Marshall also would consider updating personnel policies, something he actually spent a good deal of energy on as Army chief of staff before the United States entered World War II. He might even consider serious “360-degree” evaluations, in which superiors, peers, and subordinates would all assess the strengths and weaknesses of military leaders. The Army has tiptoed toward this for years. As it currently stands, such evaluations are available but only on a semivoluntary basis, with officers required to seek one such review every three years. However, the results of these evaluations are not included in officers’ performance reviews. As retired Sgt. Maj. Erik Wilson put it, this means that the voluntary reviews likely “will have minimal impact in ridding the Army of toxic leaders, but it will help the good leaders get better.” This sort of half measure only makes the Army look weak on the core issue of accountability. However, in considering 360s, it is also important to ensure that they do not reward the pleasant conformists and punish the brilliant outliers. All too often, an officer is promoted not for professional competence but because he has been deemed “a good guy” or, even more euphemistically, “a great American.” Both are essentially code words for being members of the club.
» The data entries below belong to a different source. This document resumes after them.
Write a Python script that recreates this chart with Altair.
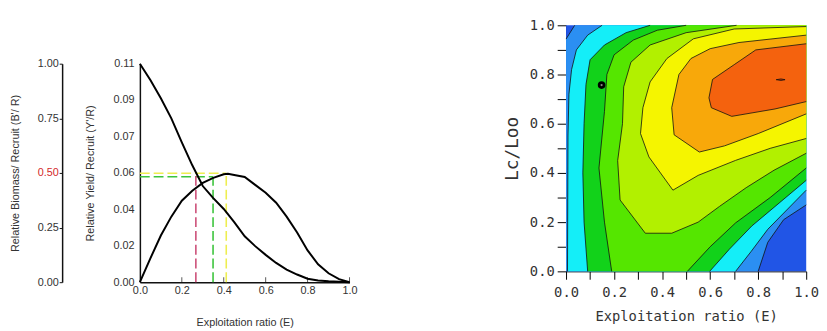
import altair as alt
import pandas as pd

# ---------------- Left panel: relative yield / biomass per recruit ----------------
E_br = [0, 0.05, 0.1, 0.15, 0.2, 0.25, 0.3, 0.35, 0.4, 0.45, 0.5, 0.55, 0.6, 0.65, 0.7, 0.75, 0.8, 0.85, 0.9, 0.95, 1.0]
BR = [1.0, 0.925, 0.842, 0.75, 0.64, 0.535, 0.44, 0.385, 0.335, 0.275, 0.21, 0.165, 0.125, 0.088, 0.058, 0.035, 0.016, 0.008, 0.004, 0.002, 0.0]

E_yr = [0, 0.05, 0.1, 0.15, 0.2, 0.25, 0.3, 0.35, 0.4, 0.42, 0.45, 0.5, 0.55, 0.6, 0.65, 0.7, 0.75, 0.8, 0.85, 0.9, 0.95, 1.0]
YR = [0, 0.012, 0.0235, 0.033, 0.041, 0.046, 0.050, 0.0525, 0.0543, 0.0546, 0.054, 0.053, 0.049, 0.045, 0.040, 0.033, 0.025, 0.016, 0.009, 0.0045, 0.0015, 0.0]

# reference points: E50, E10, Emax
ref_E = [0.267, 0.349, 0.412]
ref_Y = [0.0546, 0.0531, 0.0548]
ref_horizontal = [False, True, True]
ref_colors = ["#cc4f78", "#3cc43c", "#eeee50"]

yield_tick_values = [0, 0.0183, 0.0367, 0.055, 0.0733, 0.0917, 0.11]
yield_tick_labels = ["0.00", "0.02", "0.04", "0.06", "0.07", "0.09", "0.11"]
biomass_tick_values = [0, 0.25, 0.5, 0.75, 1.0]
biomass_highlight = 0.5
x_tick_values = [0, 0.2, 0.4, 0.6, 0.8, 1.0]

# ---------------- Right panel: yield isopleths (Lc/Loo vs E) ----------------
contour_colors = ["#2155e6", "#2b8ff2", "#14eef8", "#12d21a", "#55e600",
                  "#b2f000", "#f5f500", "#f8a80a", "#f4620e", "#e03000"]
contour_polys = [
    [(0, 0), (0, 1), (1, 1), (1, 0)],
    [(0, 0), (0, 0.944), (0.036, 1.0), (1, 1), (1, 0.27), (0.906, 0.21), (0.84, 0.118), (0.8, 0)],
    [(0.006, 0), (0.008, 0.55), (0.012, 0.72), (0.023, 0.82), (0.043, 0.9), (0.09, 0.96), (0.15, 1.0),
     (1, 1), (1, 0.33), (0.84, 0.171), (0.77, 0.08), (0.706, 0)],
    [(0.09, 0), (0.075, 0.2), (0.07, 0.4), (0.075, 0.6), (0.083, 0.76), (0.1, 0.86), (0.16, 0.92),
     (0.25, 0.97), (0.35, 1.0), (1, 1), (1, 0.37), (0.773, 0.184), (0.68, 0.09), (0.598, 0)],
    [(0.19, 0), (0.16, 0.2), (0.137, 0.42), (0.15, 0.55), (0.16, 0.65), (0.17, 0.8), (0.2, 0.88),
     (0.28, 0.94), (0.38, 0.98), (0.5, 1.0), (1, 1), (1, 0.42), (0.85, 0.3), (0.706, 0.197),
     (0.6, 0.1), (0.505, 0)],
    [(0.225, 0.29), (0.215, 0.45), (0.235, 0.6), (0.24, 0.75), (0.27, 0.85), (0.35, 0.92), (0.5, 0.97),
     (0.71, 1.0), (1, 1), (1, 0.48), (0.866, 0.411), (0.75, 0.34), (0.639, 0.264), (0.55, 0.2),
     (0.44, 0.155), (0.33, 0.155)],
    [(0.345, 0.465), (0.31, 0.56), (0.32, 0.665), (0.35, 0.77), (0.42, 0.865), (0.53, 0.945),
     (0.7, 0.985), (1.0, 0.995), (1.0, 0.54), (0.85, 0.5), (0.706, 0.451), (0.55, 0.39), (0.445, 0.33)],
    [(0.44, 0.665), (0.47, 0.80), (0.52, 0.865), (0.60, 0.905), (0.72, 0.93), (1.0, 0.96), (1.0, 0.64),
     (0.80, 0.56), (0.66, 0.51), (0.555, 0.485), (0.45, 0.555)],
    [(0.61, 0.78), (0.70, 0.84), (0.79, 0.90), (1.0, 0.925), (1.0, 0.69), (0.87, 0.66), (0.69, 0.63),
     (0.605, 0.665), (0.595, 0.705)],
    [(0.875, 0.779), (0.895, 0.782), (0.912, 0.779), (0.895, 0.776)],
]
optimum_E = [0.148]
optimum_Lc = [0.757]

# ---------------- build tables ----------------
df_b = pd.DataFrame({"E": E_br, "B": BR})
df_y = pd.DataFrame({"E": E_yr, "Y": YR})
rows = []
for e, yv, h, c in zip(ref_E, ref_Y, ref_horizontal, ref_colors):
    if h:
        rows.append(dict(x1=0, x2=e, y1=yv, y2=yv, color=c))
for e, yv, h, c in zip(ref_E, ref_Y, ref_horizontal, ref_colors):
    rows.append(dict(x1=e, x2=e, y1=0, y2=yv, color=c))
df_d = pd.DataFrame(rows)
df_t = pd.DataFrame({"E": x_tick_values[1:], "zero": [0] * (len(x_tick_values) - 1)})

FONT_L = "Liberation Sans"
TXT = "#333333"
W1, H1 = 213, 222
xs = alt.Scale(domain=[0, 1], nice=False, zero=False)
ys_y = alt.Scale(domain=[0, 0.11], nice=False)
ys_b = alt.Scale(domain=[0, 1], nice=False)

yield_expr = " : ".join(
    f"abs(datum.value - {v}) < 0.0005 ? '{l}'" for v, l in zip(yield_tick_values, yield_tick_labels)
) + " : ''"

common_l = dict(labelFont=FONT_L, titleFont=FONT_L, labelFontSize=11, titleFontSize=11,
                labelColor=TXT, titleColor=TXT, titleFontWeight="normal", grid=False,
                domainColor="#111111", domainWidth=1.5)

x_axis_l = alt.Axis(values=x_tick_values, format=".1f", title="Exploitation ratio (E)",
                    tickSize=0, labelPadding=2, titlePadding=22, labelFlush=False, **common_l)
y_axis_yield = alt.Axis(values=yield_tick_values, labelExpr=yield_expr, orient="left",
                        title="Relative Yield/ Recruit (Y'/R)", tickSize=0, labelPadding=6,
                        titlePadding=18, labelFlush=False, **common_l)
y_axis_bio = alt.Axis(values=biomass_tick_values, format=".2f", orient="left", offset=79,
                      title="Relative Biomass/ Recruit (B'/ R)", tickSize=3, tickColor="#111111",
                      labelPadding=1, titlePadding=17, labelFlush=False,
                      **{**common_l, "labelColor": {"expr": f"datum.value == {biomass_highlight} ? '#d42a2a' : '{TXT}'"}})

dash = alt.Chart(df_d).mark_rule(strokeDash=[10, 4], strokeWidth=1.6).encode(
    x=alt.X("x1:Q", scale=xs, axis=x_axis_l), x2="x2:Q",
    y=alt.Y("y1:Q", scale=ys_y, axis=y_axis_yield), y2="y2:Q",
    color=alt.Color("color:N", scale=None))
yield_line = alt.Chart(df_y).mark_line(color="black", strokeWidth=2).encode(
    x=alt.X("E:Q", scale=xs, axis=x_axis_l),
    y=alt.Y("Y:Q", scale=ys_y, axis=y_axis_yield))
ticks = alt.Chart(df_t).mark_tick(orient="vertical", size=5, thickness=1, color="#111111", yOffset=-2.5).encode(
    x=alt.X("E:Q", scale=xs, axis=x_axis_l),
    y=alt.Y("zero:Q", scale=ys_y, axis=y_axis_yield))
inner = alt.layer(dash, yield_line, ticks)
bio = alt.Chart(df_b).mark_line(color="black", strokeWidth=2).encode(
    x=alt.X("E:Q", scale=xs, axis=x_axis_l),
    y=alt.Y("B:Q", scale=ys_b, axis=y_axis_bio))
left_plot = alt.layer(inner, bio).resolve_scale(y="independent").properties(width=W1, height=H1)

# empty spacer above the left panel (keeps it lower than the right panel)
spacer = alt.Chart(pd.DataFrame({"v": [0]})).mark_point(opacity=0).encode(
    x=alt.X("v:Q", axis=None), y=alt.Y("v:Q", axis=None)).properties(width=W1, height=1)
left = alt.vconcat(spacer, left_plot, spacing=29)

# ---------------- right panel ----------------
FONT_R = "DejaVu Sans Mono"
W2, H2 = 244, 250
xs2 = alt.Scale(domain=[0, 1], nice=False, zero=False)
ys2 = alt.Scale(domain=[0, 1], nice=False, zero=False)
tenths = [k / 10 for k in range(11)]
even_expr = "round(datum.value * 10) % 2 == 0 ? format(datum.value, '.1f') : ''"
common_r = dict(labelFont=FONT_R, titleFont=FONT_R, labelFontSize=14, titleFontSize=14,
                labelColor=TXT, titleColor=TXT, titleFontWeight="normal", grid=False,
                domainColor="#000000", tickColor="#000000", labelFlush=False, labelOverlap=False)
x_axis_r = alt.Axis(values=tenths, labelExpr=even_expr, title="Exploitation ratio (E)",
                    tickSize=8, labelPadding=7, titlePadding=10, **common_r)
y_axis_r = alt.Axis(values=tenths, labelExpr=even_expr, title="Lc/Loo",
                    tickSize=9, labelPadding=3, titlePadding=8,
                    **{**common_r, "titleFontSize": 18})


def on_edge(p, q):
    return (p[0] == q[0] and p[0] in (0, 1)) or (p[1] == q[1] and p[1] in (0, 1))


fill_layers = []
line_rows = []
seg = 0
for lvl, (poly, col) in enumerate(zip(contour_polys, contour_colors)):
    dfp = pd.DataFrame({"E": [p[0] for p in poly], "Lc": [p[1] for p in poly], "i": list(range(len(poly)))})
    fill_layers.append(
        alt.Chart(dfp).mark_line(filled=True, fill=col, interpolate="linear-closed").encode(
            x=alt.X("E:Q", scale=xs2, axis=x_axis_r),
            y=alt.Y("Lc:Q", scale=ys2, axis=y_axis_r),
            order="i:Q"))
    n = len(poly)
    skips = [i for i in range(n) if on_edge(poly[i], poly[(i + 1) % n])]
    if len(skips) == n:
        continue
    if not skips:
        pts = poly + [poly[0]]
        for k, p in enumerate(pts):
            line_rows.append(dict(E=p[0], Lc=p[1], seg=seg, i=k))
        seg += 1
        continue
    s = skips[0]
    cur = []
    for j in range(1, n + 1):
        i = (s + j) % n
        a, b = poly[i], poly[(i + 1) % n]
        if on_edge(a, b):
            if cur:
                for k, p in enumerate(cur):
                    line_rows.append(dict(E=p[0], Lc=p[1], seg=seg, i=k))
                seg += 1
                cur = []
        else:
            if not cur:
                cur = [a]
            cur.append(b)
    if cur:
        for k, p in enumerate(cur):
            line_rows.append(dict(E=p[0], Lc=p[1], seg=seg, i=k))
        seg += 1

df_lines = pd.DataFrame(line_rows)
contour_lines = alt.Chart(df_lines).mark_line(color="#111111", strokeWidth=0.8).encode(
    x=alt.X("E:Q", scale=xs2, axis=x_axis_r),
    y=alt.Y("Lc:Q", scale=ys2, axis=y_axis_r),
    detail="seg:N", order="i:Q")

df_opt = pd.DataFrame({"E": optimum_E, "Lc": optimum_Lc})
dot = alt.Chart(df_opt).mark_point(filled=True, color="black", size=60, opacity=1).encode(
    x=alt.X("E:Q", scale=xs2, axis=x_axis_r), y=alt.Y("Lc:Q", scale=ys2, axis=y_axis_r))
dot_c = alt.Chart(df_opt).mark_point(filled=True, color="#888888", size=5, opacity=1).encode(
    x=alt.X("E:Q", scale=xs2, axis=x_axis_r), y=alt.Y("Lc:Q", scale=ys2, axis=y_axis_r))

right = alt.layer(*fill_layers, contour_lines, dot, dot_c).properties(width=W2, height=H2)

chart = alt.hconcat(left, right, spacing=148).properties(
    padding={"left": 1, "top": 8, "right": 0, "bottom": 0}
).configure_view(strokeWidth=0)

chart.save("out.html", embed_options={"renderer": "svg", "actions": False})
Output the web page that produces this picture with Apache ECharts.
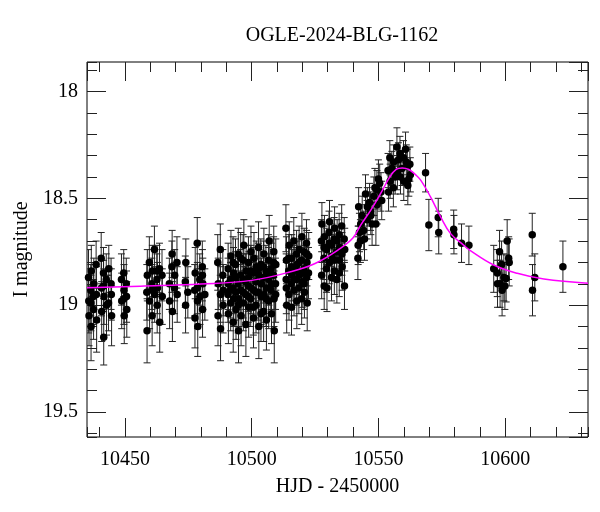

Hence, the use of 360-disgree reviews will make much difference only if it is part of a larger set of changes that introduces consequences for performance, making managers want to search for the effective activist and to avoid those geared for risk avoidance and inaction. Remember Marshall’s prewar letter about Terry Allen and some other atypical officers: “There are very few of them, [who] are of that unusual type who enthuse all of their subordinates and carry through almost impossible tasks.”
Marshall, alert to new technologies, would recognize that Information Age equipment can help the Army become more agile in personnel policy, such as by letting officers take leaves of absence from the service. Additional flexibility should be concentrated especially in the handling of leadership, regarding questions such as the duration of command tours. Successful senior commanders who have not burned out and wish to remain in place should be allowed to do so until good replacements become available. This would vastly increase the difficulty of managing general officers but would likely increase military effectiveness even more. And that goal, not predictability or making the manager’s life easy, is the real task of military personnel management. “Too hard for the personnel guys” should not be the Army’s default position.
The Army al
so needs to engage in an introspective study of its performance in the post-9/11 wars. It should examine the good and the bad at both tactical and strategic levels. It should ask whether leaders at each level were held accountable and, if not, why not. The fact that such a wide-ranging review, akin to the study on professionalism done in 1970 as the Vietnam War wound down, has not been conducted is not a good sign.